The role of market entry timing in the evaluation of manufacturing technology innovations

                         Daniel, Harold Zane, Jr.; PhD

                         THE UNIVERSITY OF CONNECTICUT, 1997

                         Application of strategic new technologies is a key requirement for the maintenance of a firm's competitive
                         advantage in most markets. The process by which organizations adopt and apply innovative technology
                         products is the subject of investigation. This study of innovation processes includes both individual
                         champion behavior and organizational adoption behavior. In technology markets characterized by rapid
                         evolution in both markets and technology, timing seems likely to be an important consideration in the
                         adoption process. This research investigates the impact of the timing of the decision to acquire a specific
                         high speed machining and laser cutting technology on the propensity to champion the adoption and the
                         impact of timing on the outcome of the adoption decision. Timing is defined as the temporal distance
                         between the actual or forecast decision date and the temporal reference point (TRP), the time when the
                         firm's management expects to begin to realize negative outcomes should it fail to adopt the specific
                         technology. On this basis time gains (when the decision pre-dates the TRP) and losses (when the
                         decision post-dates the TRP) can be identified. Along with timing, the model of champion behavior also
                         included measures of perceived value and personal risk. The organization adoption model also included
                         measures for strategic intent, risk and decision complexity. While timing was not found to significantly
                         influence champion behavior, it did seem to influence the adoption behavior of the organization. Most
                         adoption decisions were found to occur in a region of time loss. In conformance with prospect theory
                         prediction increasing time losses (decisions which increasing post-date the TRP) result in delayed
                         adoption.
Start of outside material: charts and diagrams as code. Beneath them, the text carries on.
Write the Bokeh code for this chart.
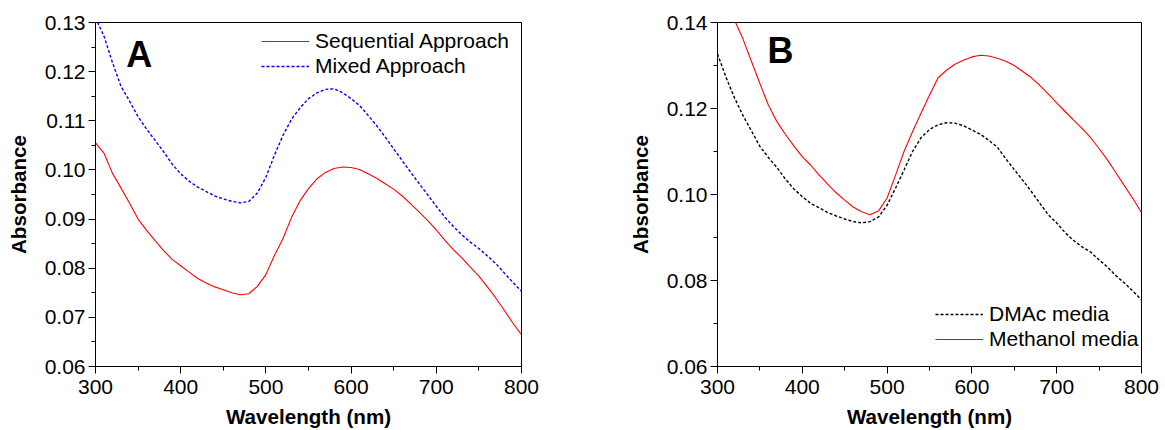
from bokeh.plotting import figure
from bokeh.layouts import row
from bokeh.models import Range1d, FixedTicker, NumeralTickFormatter, Legend, LegendItem, Label
from bokeh.embed import file_html
from bokeh.resources import INLINE

# Wavelength grid (nm)
wavelength = [300, 310, 320, 330, 340, 350, 360, 370, 380, 390,
              400, 410, 420, 430, 440, 450, 460, 470, 480, 490,
              500, 510, 520, 530, 540, 550, 560, 570, 580, 590,
              600, 610, 620, 630, 640, 650, 660, 670, 680, 690,
              700, 710, 720, 730, 740, 750, 760, 770, 780, 790, 800]

# Panel A: absorbance spectra
sequential_approach = [0.1055, 0.1034, 0.0993, 0.0963, 0.0932, 0.0900, 0.0877, 0.0856, 0.0836, 0.0818,
                       0.0805, 0.0792, 0.0779, 0.0770, 0.0762, 0.0756, 0.0750, 0.0746, 0.0748, 0.0763,
                       0.0787, 0.0826, 0.0860, 0.0903, 0.0937, 0.0962, 0.0982, 0.0995, 0.1003, 0.1006,
                       0.1005, 0.1001, 0.0992, 0.0983, 0.0972, 0.0961, 0.0947, 0.0931, 0.0914, 0.0897,
                       0.0878, 0.0857, 0.0838, 0.0821, 0.0802, 0.0784, 0.0762, 0.0739, 0.0714, 0.0688, 0.0665]
mixed_approach = [0.1310, 0.1272, 0.1218, 0.1170, 0.1140, 0.1108, 0.1083, 0.1060, 0.1037, 0.1012,
                  0.0992, 0.0977, 0.0965, 0.0956, 0.0947, 0.0941, 0.0936, 0.0933, 0.0936, 0.0953,
                  0.0985, 0.1030, 0.1070, 0.1103, 0.1126, 0.1145, 0.1157, 0.1164, 0.1165, 0.1157,
                  0.1145, 0.1131, 0.1111, 0.1090, 0.1067, 0.1043, 0.1019, 0.0995, 0.0972, 0.0949,
                  0.0926, 0.0904, 0.0885, 0.0868, 0.0853, 0.0840, 0.0825, 0.0809, 0.0790, 0.0771, 0.0753]

# Panel B: absorbance spectra
dmac_media = [0.1327, 0.1273, 0.1225, 0.1184, 0.1148, 0.1112, 0.1086, 0.1063, 0.1036, 0.1013,
              0.0995, 0.0979, 0.0969, 0.0958, 0.0950, 0.0943, 0.0937, 0.0934, 0.0937, 0.0948,
              0.0975, 0.1015, 0.1057, 0.1100, 0.1132, 0.1151, 0.1162, 0.1167, 0.1166, 0.1160,
              0.1150, 0.1140, 0.1126, 0.1110, 0.1083, 0.1058, 0.1033, 0.1007, 0.0980, 0.0953,
              0.0934, 0.0911, 0.0893, 0.0878, 0.0866, 0.0848, 0.0831, 0.0811, 0.0794, 0.0775, 0.0755]
methanol_media = [0.1490, 0.1450, 0.1406, 0.1362, 0.1310, 0.1258, 0.1208, 0.1170, 0.1140, 0.1113,
                  0.1088, 0.1068, 0.1045, 0.1024, 0.1004, 0.0987, 0.0971, 0.0960, 0.0953, 0.0962,
                  0.0992, 0.1045, 0.1100, 0.1146, 0.1189, 0.1231, 0.1271, 0.1289, 0.1303, 0.1312,
                  0.1320, 0.1324, 0.1322, 0.1317, 0.1310, 0.1300, 0.1286, 0.1272, 0.1254, 0.1234,
                  0.1213, 0.1193, 0.1173, 0.1154, 0.1132, 0.1107, 0.1080, 0.1050, 0.1020, 0.0990, 0.0958]

# Tick positions
x_ticks = [300, 400, 500, 600, 700, 800]
x_minor_ticks = [350, 450, 550, 650, 750]
a_y_ticks = [0.06, 0.07, 0.08, 0.09, 0.10, 0.11, 0.12, 0.13]
a_y_minor_ticks = [0.065, 0.075, 0.085, 0.095, 0.105, 0.115, 0.125]
b_y_ticks = [0.06, 0.08, 0.10, 0.12, 0.14]
b_y_minor_ticks = [0.07, 0.09, 0.11, 0.13]

FONT = "Liberation Sans"


def make_panel(width, left, right, y_range, y_ticks, y_minor):
    p = figure(width=width, height=430, output_backend="svg", toolbar_location=None,
               x_range=Range1d(300, 800), y_range=Range1d(*y_range),
               min_border_left=left, min_border_right=right,
               min_border_top=22, min_border_bottom=64)
    p.xgrid.visible = False
    p.ygrid.visible = False
    p.outline_line_color = "black"
    p.outline_line_width = 1
    p.outline_line_alpha = 1
    p.background_fill_color = "white"
    p.border_fill_color = "white"

    p.xaxis.ticker = FixedTicker(ticks=x_ticks, minor_ticks=x_minor_ticks)
    p.yaxis.ticker = FixedTicker(ticks=y_ticks, minor_ticks=y_minor)
    p.yaxis.formatter = NumeralTickFormatter(format="0.00")
    p.xaxis.axis_label = "Wavelength (nm)"
    p.yaxis.axis_label = "Absorbance"
    for ax in (p.xaxis[0], p.yaxis[0]):
        ax.axis_line_color = "black"
        ax.axis_line_width = 1
        ax.major_tick_line_color = "black"
        ax.minor_tick_line_color = "black"
        ax.major_tick_out = 7
        ax.major_tick_in = 0
        ax.minor_tick_out = 4
        ax.minor_tick_in = 0
        ax.major_label_text_font = FONT
        ax.major_label_text_font_size = "21px"
        ax.major_label_text_color = "black"
        ax.axis_label_text_font = FONT
        ax.axis_label_text_font_size = "20.6px"
        ax.axis_label_text_font_style = "bold"
        ax.axis_label_text_color = "black"
    p.xaxis.major_label_standoff = 6
    p.xaxis.axis_label_standoff = 8
    p.yaxis.major_label_standoff = 3
    p.yaxis.axis_label_standoff = 12
    return p


def style_legend(legend):
    legend.border_line_alpha = 0
    legend.background_fill_alpha = 0
    legend.padding = 0
    legend.spacing = 1
    legend.glyph_width = 48
    legend.glyph_height = 20
    legend.label_height = 20
    legend.label_standoff = 6
    legend.label_text_font = FONT
    legend.label_text_font_size = "21px"
    legend.label_text_color = "black"


# ---- Panel A ----
pa = make_panel(620, 95, 99, (0.06, 0.13), a_y_ticks, a_y_minor_ticks)
ra1 = pa.line(wavelength, sequential_approach, line_color="#ff0000", line_width=1.1)
ra2 = pa.line(wavelength, mixed_approach, line_color="#0000ff", line_width=1.4, line_dash="3 2")
leg_a = Legend(items=[LegendItem(label="Sequential Approach", renderers=[ra1]),
                      LegendItem(label="Mixed Approach", renderers=[ra2])],
               location=(166, 288))
style_legend(leg_a)
pa.add_layout(leg_a)
pa.add_layout(Label(x=336, y=0.1194, text="A", text_font=FONT, text_font_size="36px",
                    text_font_style="bold", text_color="black"))

# ---- Panel B ----
pb = make_panel(545, 97, 24, (0.06, 0.14), b_y_ticks, b_y_minor_ticks)
rb1 = pb.line(wavelength, dmac_media, line_color="black", line_width=1.4, line_dash="3 2")
rb2 = pb.line(wavelength, methanol_media, line_color="#ff0000", line_width=1.1)
leg_b = Legend(items=[LegendItem(label="DMAc media", renderers=[rb1]),
                      LegendItem(label="Methanol media", renderers=[rb2])],
               location=(218, 15))
style_legend(leg_b)
pb.add_layout(leg_b)
pb.add_layout(Label(x=359, y=0.1288, text="B", text_font=FONT, text_font_size="36px",
                    text_font_style="bold", text_color="black"))

layout = row(pa, pb)
open("out.html", "w").write(file_html(layout, INLINE))
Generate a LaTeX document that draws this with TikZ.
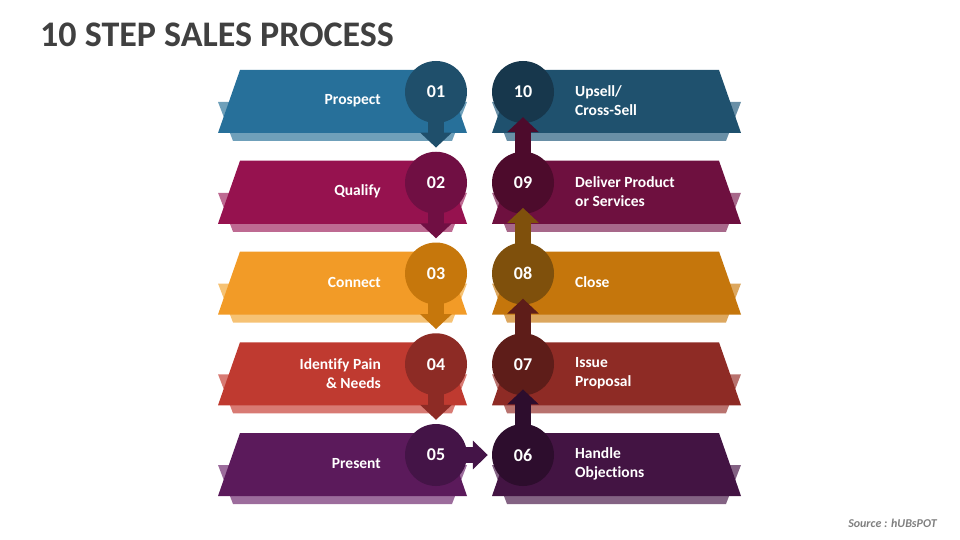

The date of a management team's TRP was also found to be related to the date of subsequent
                         adoption decisions. These findings have implications for marketing theory, practice and research. The
                         temporal reference point is a potential means of identifying early adopters, key prospects, optimum
                         timing for new product introduction, and candidate R & D projects for acceleration. It also provides a basis
                         for forecasting the development of markets for technology products, and potentially enabling
                         experimental designs in domains unaccustomed to such research, e.g., the diffusion of innovations.